In sintesi quella che J.D. Vance racconta senza indulgenza ma, ripeto, con un amorevole orgoglio di appartenenza, non è l’eccezione ma è la storia, in filigrana, di un Paese intero, di quel proletariato bianco degli Stati Uniti che dalla globalizzazione  non solo ha avuto  poco o niente, ma ha pagato prezzi altissimi in termini di qualità della vita e anche di impoverimento, e che alla fine ha scaricato tutta le  sua frustrazione portando alla vittoria Donald Trump. 

Alla fine di “Elegia Americana”  non ho potuto non concludere che il merito di Vance è quello di aver saputo rendere visibile un intero mondo: senza fargli sconti, ma anche senza perdere il rispetto per le persone che lo abitano e che lui, in un certo senso, si è lasciato alle spalle, grazie al suo impegno personale, e a quello della nonna che ad un certo punto lo ha costretto a rimettersi in carreggiata. 
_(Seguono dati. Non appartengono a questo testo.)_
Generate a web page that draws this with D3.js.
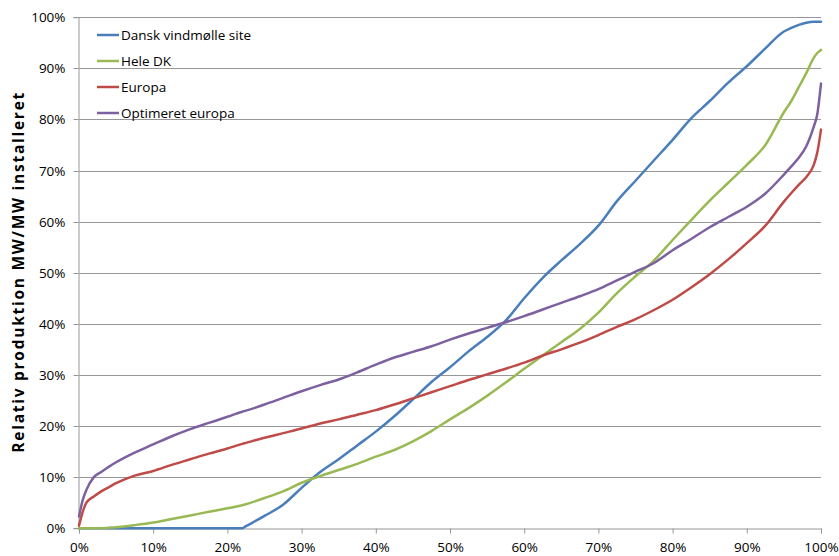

Sia chiaro che il fatto che il  libro mi sia piaciuto non implica assolutamente una mia adesione all’impostazione culturale ed alla visione del mondo di Vance, ma “Elegia Americana” aiuta a comprendere meglio quello che è da anni sempre più evidente; cioè che gli Stati Uniti sono in realtà uniti solo nel nome, e che fra le varie aree del Paese ci sono peculiarità culturali, demografiche ed economiche talmente profonde da  risultare quasi incompatibili.

Per concludere, adesso mi è davvero più chiara la scelta di Trump; perché il senatore Vance racconta (e immagino conti di rappresentare a Washington) proprio quell’America della working class bianca e del Midwest industriale che si sente abbandonata dalle élite del Paese, quell’America che, in buona sostanza, non crede più nel sogno americano.

Umberto Baldo

PS: avrete già visto che ieri Joe Biden ha deciso di abbandonare la corsa alla Casa Bianca. Decisione forse tardiva, che però mette i Democratici di fronte alla sfida di individuare in modo trasparente un candidato in grado almeno di competere con Trump. Ci torneremo non appena ne sapremo un po’ di più.